Even so, Edith Thompson never thought she would hang. Neither did the appointed hangman, John Ellis, and almost a million people signed a petition pleading for Edith to be shown mercy. Meanwhile Edith sat in her cell, happy at the thought that any day the news that she would be spared would reach her. Even visits by her family, which in other cases would have realised dreadful ‘goodbye’ scenes were relatively cheery affairs.

Came the appointed day of execution. Edith Thompson had a breakfast of toast and an apple, and was even cheerful, showing no fear of her impending demise. It seemed she had the strength to bear up to her fate with great fortitude. Or, maybe she did not believe even then she would die. But as the prison wardens helped her to dress, those waiting outside her cell heard the sound of moaning from within, as Edith’s courage and composure deserted her. In fact, she had gone to pieces, and had utterly lost control.
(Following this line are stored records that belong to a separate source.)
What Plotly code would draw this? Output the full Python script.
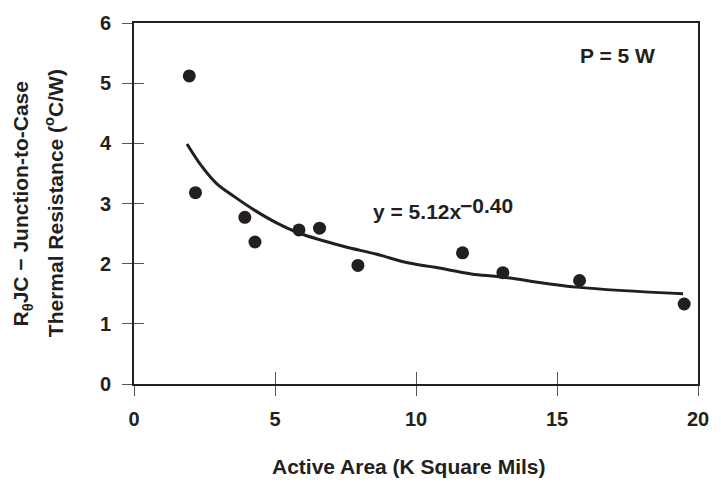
import plotly.graph_objects as go

# Measured data points
area = [1.96, 2.18, 3.93, 4.29, 5.85, 6.58, 7.94, 11.65, 13.08, 15.80, 19.51]
rjc = [5.12, 3.18, 2.77, 2.36, 2.56, 2.59, 1.97, 2.18, 1.85, 1.72, 1.33]

# Trend curve
fit_x = [1.88, 2.40, 2.93, 3.57, 4.27, 5.09, 5.85, 7.42, 8.58, 9.75, 10.68, 11.96, 13.01, 15.69, 19.47]
fit_y = [3.99, 3.62, 3.33, 3.11, 2.89, 2.67, 2.51, 2.29, 2.16, 2.01, 1.94, 1.83, 1.78, 1.61, 1.50]

x_ticks = [0, 5, 10, 15, 20]
y_ticks = [0, 1, 2, 3, 4, 5, 6]

INK = "#231f20"
FONT = dict(family="Liberation Sans, Arial, sans-serif", size=21, color=INK, weight="bold")
TICKFONT = dict(family="Liberation Sans, Arial, sans-serif", size=20, color=INK, weight="bold")

fig = go.Figure()
fig.add_trace(go.Scatter(x=fit_x, y=fit_y, mode="lines",
                         line=dict(color=INK, width=3, shape="spline"),
                         hoverinfo="skip", showlegend=False))
fig.add_trace(go.Scatter(x=area, y=rjc, mode="markers",
                         marker=dict(color=INK, size=13, line=dict(width=0)),
                         showlegend=False))

axis_common = dict(showgrid=False, zeroline=False, showline=True, linecolor=INK,
                   linewidth=2, mirror=True, ticks="outside", ticklen=10,
                   tickwidth=1, tickcolor="#555555", tickfont=TICKFONT)

fig.update_layout(
    width=721, height=483,
    margin=dict(l=134, r=18, t=16, b=99),
    paper_bgcolor="white", plot_bgcolor="white",
    xaxis=dict(range=[0, 20], tickvals=x_ticks, ticklabelstandoff=6, **axis_common),
    yaxis=dict(range=[0, 6], tickvals=y_ticks, ticklabelstandoff=7, **axis_common),
    xaxis2=dict(range=[0, 20], tickvals=x_ticks, overlaying="x", showticklabels=False,
                ticks="inside", ticklen=12, tickwidth=1, tickcolor="#555555",
                showgrid=False, zeroline=False, showline=False, side="bottom"),
    yaxis2=dict(range=[0, 6], tickvals=y_ticks, overlaying="y", showticklabels=False,
                ticks="inside", ticklen=10, tickwidth=1, tickcolor="#555555",
                showgrid=False, zeroline=False, showline=False, side="left"),
)
# invisible trace to activate the overlay axes (crossing tick marks)
fig.add_trace(go.Scatter(x=[None], y=[None], xaxis="x2", yaxis="y2", showlegend=False,
                         hoverinfo="skip"))

fig.add_annotation(text="Active Area (K Square Mils)", xref="paper", yref="paper",
                   x=0.486, y=-0.228, yanchor="middle", showarrow=False, font=FONT)
fig.add_annotation(text="R<sub>θ</sub>JC − Junction-to-Case", xref="paper", yref="paper",
                   x=-0.1986, xanchor="center", y=0.5, textangle=-90, showarrow=False,
                   font=FONT)
fig.add_annotation(text="Thermal Resistance (<sup>o</sup>C/W)", xref="paper", yref="paper",
                   x=-0.1424, xanchor="center", y=0.5, textangle=-90, showarrow=False,
                   font=FONT)
fig.add_annotation(text="P = 5 W", x=17.16, y=5.46, showarrow=False, font=FONT)
fig.add_annotation(text="y = 5.12x", x=8.40, y=2.87, xanchor="left",
                   showarrow=False, font=FONT)
fig.add_annotation(text="−0.40", x=11.48, y=2.96, xanchor="left",
                   showarrow=False, font=FONT)

fig.write_html("out.html", config={"displayModeBar": False},
               post_script="document.body.style.margin='0';")
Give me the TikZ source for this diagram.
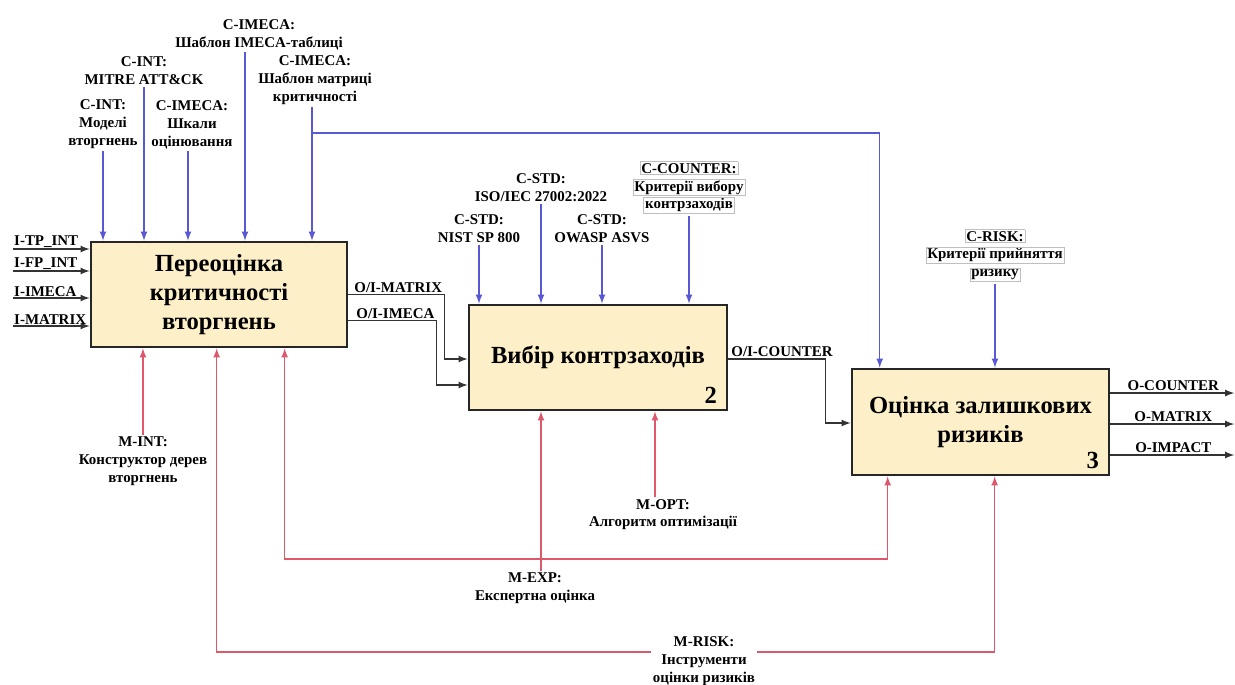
\documentclass[tikz,border=0pt]{standalone}
\usepackage{fontspec}
\setmainfont{Liberation Serif}
\usepackage{tikz}
\usetikzlibrary{arrows, positioning}

\definecolor{funcfill}{RGB}{253,240,201}
\definecolor{ctrlblue}{RGB}{88,88,212}
\definecolor{mechred}{RGB}{222,88,108}

\newcommand{\boxedline}[1]{{\setlength{\fboxsep}{0.6pt}\setlength{\fboxrule}{0.4pt}\fcolorbox{black!25}{white}{#1}}}

\tikzset{
	func/.style={draw=black!85, line width=1.5pt, fill=funcfill, align=center, font=\fontsize{14}{16.5}\selectfont\bfseries},
	boxnum/.style={font=\fontsize{14}{16.5}\selectfont\bfseries, inner sep=0pt},
	lbl/.style={font=\fontsize{8.5}{10.2}\selectfont\bfseries, align=center, inner sep=1pt},
	ctrl/.style={draw=ctrlblue, line width=0.8pt, ->, >=latex},
	mech/.style={draw=mechred, line width=0.8pt, ->, >=latex},
	flow/.style={draw=black!80, line width=0.8pt, ->, >=latex}
}

\begin{document}
\begin{tikzpicture}[x=0.02cm, y=-0.02cm]
			
			\useasboundingbox (0,0) rectangle (1235,684);
			
			% function boxes
			\node[func, minimum width=5.12cm, minimum height=2.1cm] (b1) at (219,294.5) {Переоцінка\\критичності\\вторгнень};
			\node[func, minimum width=5.16cm, minimum height=2.1cm] (b2) at (598,357.5) {Вибір контрзаходів};
			\node[func, minimum width=5.14cm, minimum height=2.12cm] (b3) at (980.5,422) {Оцінка залишкових\\ризиків};
			\node[boxnum, anchor=south east, xshift=-0.22cm, yshift=0.14cm] (n2) at (b2.south east) {2};
			\node[boxnum, anchor=south east, xshift=-0.22cm, yshift=0.14cm] (n3) at (b3.south east) {3};
			
			% controls of box 1
			\foreach \nm/\x/\y/\dx/\txt in {
				c1a/103/151/0/{C-INT:\\Моделі\\вторгнень},
				c1b/144/87/0/{C-INT:\\MITRE ATT\&CK},
				c1c/192/151/-0.08/{C-IMECA:\\Шкали\\оцінювання},
				c1d/259/52/-0.28/{C-IMECA:\\Шаблон IMECA-таблиці},
				c1e/315/107/-0.06/{C-IMECA:\\Шаблон матриці\\критичності}}
			{
				\node[lbl, anchor=south] (\nm) at (\x,\y) {\txt};
				\draw[ctrl] ([xshift=\dx cm]\nm.south) -- ([xshift=\dx cm]\nm.south |- b1.north);
			}
			\coordinate (jctl) at (312,133);
			\draw[ctrl] (jctl) -| ([xshift=0.58cm]b3.north west);
			
			% controls of box 2
			\foreach \nm/\x/\y/\txt in {
				c2a/479/245/{C-STD:\\NIST SP 800},
				c2b/541/204/{C-STD:\\ISO/IEC 27002:2022},
				c2c/602/245/{C-STD:\\OWASP ASVS},
				c2d/689/216/{\boxedline{C-COUNTER:}\\\boxedline{Критерії вибору}\\\boxedline{контрзаходів}}}
			{
				\node[lbl, anchor=south] (\nm) at (\x,\y) {\txt};
				\draw[ctrl] (\nm.south) -- (\nm.south |- b2.north);
			}
			
			% control of box 3
			\node[lbl, anchor=south] (c3a) at (995,284) {\boxedline{C-RISK:}\\\boxedline{Критерії прийняття}\\\boxedline{ризику}};
			\draw[ctrl] (c3a.south) -- (c3a.south |- b3.north);
			
			% inputs
			\foreach \nm/\y/\txt in {i1/249/{I-TP\_INT}, i2/271/{I-FP\_INT}, i3/298/{I-IMECA}, i4/326/{I-MATRIX}}
			{
				\coordinate (\nm) at (13,\y);
				\node[lbl, anchor=south west, inner sep=0.5pt] (t\nm) at (\nm) {\txt};
				\draw[flow] (\nm) -- (\nm -| b1.west);
			}
			
			% flows between boxes
			\draw[flow] (b1.east) -- ++(96,0) |- ([yshift=-0.03cm]b2.west);
			\node[lbl, anchor=south west] (f1) at ([xshift=0.08cm]b1.east) {O/I-MATRIX};
			\draw[flow] ([yshift=-0.52cm]b1.east) -- ++(88,0) |- ([yshift=-0.55cm]b2.west);
			\node[lbl, anchor=south west] (f2) at ([xshift=0.12cm, yshift=-0.52cm]b1.east) {O/I-IMECA};
			\draw[flow] ([yshift=-0.03cm]b2.east) -- ++(97,0) |- ([yshift=-0.02cm]b3.west);
			\node[lbl, anchor=south west] (f3) at ([xshift=0.02cm, yshift=-0.03cm]b2.east) {O/I-COUNTER};
			
			% outputs
			\foreach \nm/\dy/\txt in {o1/0.58/{O-COUNTER}, o2/-0.04/{O-MATRIX}, o3/-0.66/{O-IMPACT}}
			{
				\coordinate (\nm) at ([yshift=\dy cm]b3.east);
				\draw[flow] (\nm) -- ++(124,0);
				\node[lbl, anchor=south] (t\nm) at ([xshift=1.26cm]\nm) {\txt};
			}
			
			% mechanisms
			\node[lbl, anchor=north] (mint) at (143,435) {M-INT:\\Конструктор дерев\\вторгнень};
			\draw[mech] (mint.north) -- (mint.north |- b1.south);
			
			\node[lbl, anchor=north] (mopt) at (663,497) {M-OPT:\\Алгоритм оптимізації};
			\draw[mech] ([xshift=-0.16cm]mopt.north) -- ([xshift=-0.16cm]mopt.north |- b2.south);
			
			\node[lbl, anchor=north] (mexp) at (535,571) {M-EXP:\\Експертна оцінка};
			\draw[mech] ([xshift=0.12cm]mexp.north) -- ([xshift=0.12cm]mexp.north |- b2.south);
			\coordinate (jexp) at (541,559);
			\draw[mech] (jexp) -| ([xshift=3.9cm]b1.south west);
			\draw[mech] (jexp) -| ([xshift=0.74cm]b3.south west);
			
			\node[lbl, inner xsep=1pt] (mrisk) at (704,661) {M-RISK:\\Інструменти\\оцінки ризиків};
			\draw[mech] ([yshift=0.18cm]mrisk.west) -| ([xshift=2.54cm]b1.south west);
			\draw[mech] ([yshift=0.18cm]mrisk.east) -| ([xshift=2.88cm]b3.south west);
			
\end{tikzpicture}
\end{document}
Even the prison warders, used to the grim procedures in carrying out the extreme penalty in those days, were distraught.

At nine Hangman Ellis pinioned the sobbing Edith Thompson’s hands behind her back, and his assistants carried her from her cell to the scaffold, where, unable to stand, the white hood was placed over her head, the noose around her neck and she was dispatched to her fate. ‘She looked as if she were already dead’, Ellis wrote later of her appearance before hanging her. At the same time, just half a mile away, Freddie Bywaters also met his fate, but not before he put into writing that Edith had played no part in the murder. ‘They are hanging an innocent woman,’ he said, before calmly meeting his own fate.